Boss Fights in the game are arena spectacles with large and quick enemies dashing around the fight space. The bosses themselves are often supernatural in depiction with daunting, god-like figures proving to be intimidating and worthy adversaries. These were nice moments, if a little predictable, that helped to change up the natural flow of the game. More interestingly though is that they didn’t seem to adhere to the reality or science of the narrative, and that’s where things get a little muddy for me.

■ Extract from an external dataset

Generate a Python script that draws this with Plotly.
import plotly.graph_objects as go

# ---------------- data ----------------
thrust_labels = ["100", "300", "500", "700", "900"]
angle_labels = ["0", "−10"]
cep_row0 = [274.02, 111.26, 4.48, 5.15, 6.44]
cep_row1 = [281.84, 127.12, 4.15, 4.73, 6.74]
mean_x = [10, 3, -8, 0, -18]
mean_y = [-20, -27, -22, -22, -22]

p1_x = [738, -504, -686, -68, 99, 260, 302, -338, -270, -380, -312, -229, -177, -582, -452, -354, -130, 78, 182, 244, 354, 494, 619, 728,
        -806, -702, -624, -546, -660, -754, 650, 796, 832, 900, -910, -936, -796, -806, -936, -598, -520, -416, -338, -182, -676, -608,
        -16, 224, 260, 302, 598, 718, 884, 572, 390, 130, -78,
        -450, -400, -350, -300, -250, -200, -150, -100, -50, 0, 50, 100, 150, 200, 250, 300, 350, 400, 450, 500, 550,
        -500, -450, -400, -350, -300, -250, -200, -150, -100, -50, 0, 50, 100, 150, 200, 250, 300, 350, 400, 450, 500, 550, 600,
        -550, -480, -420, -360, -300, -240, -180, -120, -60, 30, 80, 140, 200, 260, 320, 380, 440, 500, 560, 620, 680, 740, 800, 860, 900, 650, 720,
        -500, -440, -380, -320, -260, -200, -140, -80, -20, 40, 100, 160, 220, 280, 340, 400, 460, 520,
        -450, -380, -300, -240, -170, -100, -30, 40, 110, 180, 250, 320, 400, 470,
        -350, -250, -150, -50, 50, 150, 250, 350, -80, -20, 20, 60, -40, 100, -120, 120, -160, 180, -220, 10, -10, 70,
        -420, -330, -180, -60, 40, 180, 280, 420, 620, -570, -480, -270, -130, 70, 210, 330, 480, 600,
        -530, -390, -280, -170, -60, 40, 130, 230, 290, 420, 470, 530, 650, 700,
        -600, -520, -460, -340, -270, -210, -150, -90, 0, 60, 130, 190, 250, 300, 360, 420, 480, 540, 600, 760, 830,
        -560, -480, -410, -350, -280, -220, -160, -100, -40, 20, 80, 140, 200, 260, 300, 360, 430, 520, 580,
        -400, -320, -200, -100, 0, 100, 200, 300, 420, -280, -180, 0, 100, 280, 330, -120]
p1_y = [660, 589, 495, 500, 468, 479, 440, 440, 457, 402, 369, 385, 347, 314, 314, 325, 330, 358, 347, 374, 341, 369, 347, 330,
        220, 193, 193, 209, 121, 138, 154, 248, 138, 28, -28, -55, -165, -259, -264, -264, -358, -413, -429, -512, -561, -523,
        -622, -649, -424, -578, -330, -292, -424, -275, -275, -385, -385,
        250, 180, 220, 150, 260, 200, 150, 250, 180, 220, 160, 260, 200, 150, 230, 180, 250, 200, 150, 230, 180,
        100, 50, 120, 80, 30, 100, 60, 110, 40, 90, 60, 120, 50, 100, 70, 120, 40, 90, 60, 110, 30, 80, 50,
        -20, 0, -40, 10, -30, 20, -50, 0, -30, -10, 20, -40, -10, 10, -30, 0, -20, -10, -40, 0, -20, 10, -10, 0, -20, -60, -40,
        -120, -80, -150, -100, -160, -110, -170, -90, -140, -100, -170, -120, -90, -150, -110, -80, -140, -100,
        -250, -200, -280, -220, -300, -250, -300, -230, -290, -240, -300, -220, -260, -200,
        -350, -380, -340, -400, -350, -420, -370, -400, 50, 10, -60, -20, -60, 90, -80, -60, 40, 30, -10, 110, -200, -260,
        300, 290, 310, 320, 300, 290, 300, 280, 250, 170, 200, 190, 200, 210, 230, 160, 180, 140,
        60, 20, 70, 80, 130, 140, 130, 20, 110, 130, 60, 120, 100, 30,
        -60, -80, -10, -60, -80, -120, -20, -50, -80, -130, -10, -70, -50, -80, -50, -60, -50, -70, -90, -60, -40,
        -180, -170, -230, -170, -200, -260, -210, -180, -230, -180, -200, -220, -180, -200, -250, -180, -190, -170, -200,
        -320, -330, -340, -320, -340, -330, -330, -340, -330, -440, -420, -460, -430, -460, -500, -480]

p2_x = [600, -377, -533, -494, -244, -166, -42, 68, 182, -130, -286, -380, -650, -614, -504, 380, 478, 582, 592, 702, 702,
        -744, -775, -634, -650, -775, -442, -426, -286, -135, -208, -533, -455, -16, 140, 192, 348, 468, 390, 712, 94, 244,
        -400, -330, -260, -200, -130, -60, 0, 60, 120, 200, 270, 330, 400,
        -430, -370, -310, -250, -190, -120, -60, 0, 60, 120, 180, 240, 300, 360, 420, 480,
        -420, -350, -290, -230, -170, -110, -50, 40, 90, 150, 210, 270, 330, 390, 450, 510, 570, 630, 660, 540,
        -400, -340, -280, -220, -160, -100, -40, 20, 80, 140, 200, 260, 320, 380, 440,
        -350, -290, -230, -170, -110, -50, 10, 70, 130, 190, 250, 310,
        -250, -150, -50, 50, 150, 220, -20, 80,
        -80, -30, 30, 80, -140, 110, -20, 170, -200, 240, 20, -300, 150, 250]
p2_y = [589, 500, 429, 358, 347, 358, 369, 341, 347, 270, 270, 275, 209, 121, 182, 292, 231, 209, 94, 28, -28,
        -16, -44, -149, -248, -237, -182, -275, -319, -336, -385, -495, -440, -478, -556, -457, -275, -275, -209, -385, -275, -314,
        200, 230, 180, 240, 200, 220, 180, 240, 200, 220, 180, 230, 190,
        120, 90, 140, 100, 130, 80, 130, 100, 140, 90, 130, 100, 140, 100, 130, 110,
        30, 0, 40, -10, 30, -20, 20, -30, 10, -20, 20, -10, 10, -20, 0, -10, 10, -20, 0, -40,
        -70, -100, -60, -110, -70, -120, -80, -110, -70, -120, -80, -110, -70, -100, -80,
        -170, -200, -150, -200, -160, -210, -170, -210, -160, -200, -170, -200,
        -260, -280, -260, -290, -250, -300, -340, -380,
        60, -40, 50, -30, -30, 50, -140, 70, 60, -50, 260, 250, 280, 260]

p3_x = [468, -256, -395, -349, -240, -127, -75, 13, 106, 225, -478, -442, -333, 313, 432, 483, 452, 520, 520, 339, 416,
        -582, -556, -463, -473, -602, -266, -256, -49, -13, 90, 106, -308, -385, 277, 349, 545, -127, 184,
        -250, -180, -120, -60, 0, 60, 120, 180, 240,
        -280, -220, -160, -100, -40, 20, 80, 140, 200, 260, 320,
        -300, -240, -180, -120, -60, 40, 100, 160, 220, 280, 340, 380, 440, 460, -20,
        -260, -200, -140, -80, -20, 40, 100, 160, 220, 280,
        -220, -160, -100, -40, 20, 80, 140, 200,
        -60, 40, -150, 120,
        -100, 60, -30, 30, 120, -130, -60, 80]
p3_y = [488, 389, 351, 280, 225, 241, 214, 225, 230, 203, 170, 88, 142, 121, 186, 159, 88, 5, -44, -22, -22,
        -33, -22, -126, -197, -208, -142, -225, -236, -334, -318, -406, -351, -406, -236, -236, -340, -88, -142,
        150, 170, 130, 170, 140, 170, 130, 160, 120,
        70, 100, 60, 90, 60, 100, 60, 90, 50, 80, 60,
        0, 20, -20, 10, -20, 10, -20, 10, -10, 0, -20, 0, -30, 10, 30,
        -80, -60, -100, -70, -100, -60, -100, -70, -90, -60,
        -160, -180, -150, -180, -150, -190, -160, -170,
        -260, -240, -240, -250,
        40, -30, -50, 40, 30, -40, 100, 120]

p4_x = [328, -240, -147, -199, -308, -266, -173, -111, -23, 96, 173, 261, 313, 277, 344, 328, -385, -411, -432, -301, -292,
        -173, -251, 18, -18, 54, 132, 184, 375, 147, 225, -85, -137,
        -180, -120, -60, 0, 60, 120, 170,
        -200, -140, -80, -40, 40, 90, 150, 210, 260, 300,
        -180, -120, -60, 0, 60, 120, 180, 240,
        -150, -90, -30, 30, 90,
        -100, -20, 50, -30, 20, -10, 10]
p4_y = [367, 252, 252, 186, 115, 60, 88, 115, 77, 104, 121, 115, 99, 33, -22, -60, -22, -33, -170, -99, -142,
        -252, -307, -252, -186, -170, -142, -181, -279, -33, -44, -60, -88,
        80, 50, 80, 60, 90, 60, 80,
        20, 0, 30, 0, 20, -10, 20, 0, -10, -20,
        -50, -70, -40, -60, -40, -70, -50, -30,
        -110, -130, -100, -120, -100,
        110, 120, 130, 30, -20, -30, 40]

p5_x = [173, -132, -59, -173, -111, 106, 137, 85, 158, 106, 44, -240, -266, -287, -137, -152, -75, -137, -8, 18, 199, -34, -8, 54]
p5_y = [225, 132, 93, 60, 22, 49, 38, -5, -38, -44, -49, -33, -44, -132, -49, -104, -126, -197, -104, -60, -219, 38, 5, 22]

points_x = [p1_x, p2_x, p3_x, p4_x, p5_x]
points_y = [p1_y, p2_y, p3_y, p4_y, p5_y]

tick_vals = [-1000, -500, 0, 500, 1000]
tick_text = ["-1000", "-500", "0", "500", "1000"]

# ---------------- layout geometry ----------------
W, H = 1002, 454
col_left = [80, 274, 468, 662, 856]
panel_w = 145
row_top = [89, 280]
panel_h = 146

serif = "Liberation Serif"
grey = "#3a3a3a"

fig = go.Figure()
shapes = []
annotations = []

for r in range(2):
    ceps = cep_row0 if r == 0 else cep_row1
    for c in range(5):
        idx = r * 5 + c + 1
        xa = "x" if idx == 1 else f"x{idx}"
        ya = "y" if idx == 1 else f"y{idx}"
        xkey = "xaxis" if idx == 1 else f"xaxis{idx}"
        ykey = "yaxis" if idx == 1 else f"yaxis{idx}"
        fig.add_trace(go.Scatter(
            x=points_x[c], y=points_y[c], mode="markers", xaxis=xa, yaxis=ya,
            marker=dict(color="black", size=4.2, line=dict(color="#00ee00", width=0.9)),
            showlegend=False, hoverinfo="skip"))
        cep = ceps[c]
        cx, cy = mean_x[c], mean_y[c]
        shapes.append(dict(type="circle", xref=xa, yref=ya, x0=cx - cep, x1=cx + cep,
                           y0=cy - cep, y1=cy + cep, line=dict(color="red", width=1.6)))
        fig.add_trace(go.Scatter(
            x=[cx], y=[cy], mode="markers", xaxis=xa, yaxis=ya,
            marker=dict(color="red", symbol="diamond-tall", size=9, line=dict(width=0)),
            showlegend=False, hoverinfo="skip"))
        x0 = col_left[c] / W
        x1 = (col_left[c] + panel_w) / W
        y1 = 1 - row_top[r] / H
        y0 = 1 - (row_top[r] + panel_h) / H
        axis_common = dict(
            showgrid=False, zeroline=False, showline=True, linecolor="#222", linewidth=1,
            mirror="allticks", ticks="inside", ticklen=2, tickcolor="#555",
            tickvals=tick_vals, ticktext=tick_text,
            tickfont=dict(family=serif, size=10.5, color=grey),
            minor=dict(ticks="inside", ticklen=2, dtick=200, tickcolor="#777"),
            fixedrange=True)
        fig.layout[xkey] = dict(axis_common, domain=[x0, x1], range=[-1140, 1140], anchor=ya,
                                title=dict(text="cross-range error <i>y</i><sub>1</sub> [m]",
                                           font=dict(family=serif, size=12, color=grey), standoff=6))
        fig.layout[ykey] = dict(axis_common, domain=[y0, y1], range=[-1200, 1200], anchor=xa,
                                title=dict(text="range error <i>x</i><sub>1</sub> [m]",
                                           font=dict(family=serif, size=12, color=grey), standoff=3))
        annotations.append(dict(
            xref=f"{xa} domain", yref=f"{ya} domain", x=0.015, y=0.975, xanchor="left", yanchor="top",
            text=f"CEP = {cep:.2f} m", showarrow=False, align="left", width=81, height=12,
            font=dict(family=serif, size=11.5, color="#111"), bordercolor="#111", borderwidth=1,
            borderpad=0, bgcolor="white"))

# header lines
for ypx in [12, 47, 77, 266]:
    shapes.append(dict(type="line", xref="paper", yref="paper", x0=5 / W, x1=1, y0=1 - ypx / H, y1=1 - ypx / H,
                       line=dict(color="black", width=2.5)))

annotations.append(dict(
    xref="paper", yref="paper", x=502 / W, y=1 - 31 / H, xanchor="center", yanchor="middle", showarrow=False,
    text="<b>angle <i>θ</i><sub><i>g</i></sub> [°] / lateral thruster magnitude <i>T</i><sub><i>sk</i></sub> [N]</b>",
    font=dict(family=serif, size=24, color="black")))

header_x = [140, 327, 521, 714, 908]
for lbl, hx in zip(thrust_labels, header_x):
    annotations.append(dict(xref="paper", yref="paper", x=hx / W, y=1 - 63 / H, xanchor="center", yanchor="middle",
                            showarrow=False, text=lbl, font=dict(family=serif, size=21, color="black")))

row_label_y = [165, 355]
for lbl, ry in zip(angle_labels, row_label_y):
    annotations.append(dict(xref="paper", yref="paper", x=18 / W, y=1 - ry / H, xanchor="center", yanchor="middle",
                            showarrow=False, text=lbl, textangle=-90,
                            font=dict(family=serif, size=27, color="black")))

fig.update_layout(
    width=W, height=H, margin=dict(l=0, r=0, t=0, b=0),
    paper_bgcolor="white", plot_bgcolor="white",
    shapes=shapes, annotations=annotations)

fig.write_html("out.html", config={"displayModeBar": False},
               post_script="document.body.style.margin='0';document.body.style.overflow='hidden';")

Bright Memory: Infinite is a game about simultaneously fighting a near-future militia and also ancient warriors from a different era. It’s a game with a black hole sucking in everything around it and a group of bad guys trying to stop you from fixing the catastrophe. Perhaps it’s my fault for not paying more attention to the story, but it honestly all kind of went straight past me without much sticking. It all felt rather ridiculous yet mundane at the same time and I wasn’t able to follow many of the narrative threads that lead us to the final boss fight and conclusion of the game. Undoubtedly, it’s in this rather confusing storytelling where Infinite is at its weakest. There was almost an engaging story here but the way it was told just wasn’t strong enough to hold focus. It certainly didn’t help when important voice chatter was almost entirely drowned out by the sound of gunfire and clanging swords.
Bright Memory: Infinite’s lacklustre narrative could be forgiven if the game wasn’t also so painfully short. I’m not here to make arguments about a game’s length and its value proposition, but I can say unequivocally that the haste with which this game ran made everything feel underwhelming. I love how Infinite’s combat felt to play, but the title wasn’t long enough to encourage players to master the system and it never really gave you an opportunity to push yourself, learn, adapt, and then showcase those learnings through masterful play in a tricky encounter. The pacing felt off and it’s because everything was rushed. I was upgrading skills at a breakneck speed because an entire skill tree’s worth of upgrades had to be condensed into less than 2 hours worth of play.
Bright Memory: Infinite isn’t a bad game, it’s a proof of concept that needed further development and expansion. For a solo-developed game, the successes of Infinite feel extraordinary, though that just makes the shortfalls feel all the more disappointing. Regardless, that proof of concept worked immensely. Fund this developer or give him a job in another studio, because the talent is palpable.
- Stunning next-gen visuals
- Satisfyingly fast-paced combat
- A stylish mix of action genres
- Underhwelming and confusing story
- Painfully linear pathing options
- Too short to realise its full potential
Bright Memory: Infinite will go down as a largely impressive game held back by glaring shortfalls. The frenetic and uniquely compelling shooter/hack ‘n’ slash combat as well as the breathtakingly realistic visuals make for a worthy experience alone. Unfortunately, that narrative is told in a less than elegant way and the quick sprint to roll credits hold Infinite back from reaching its true potential.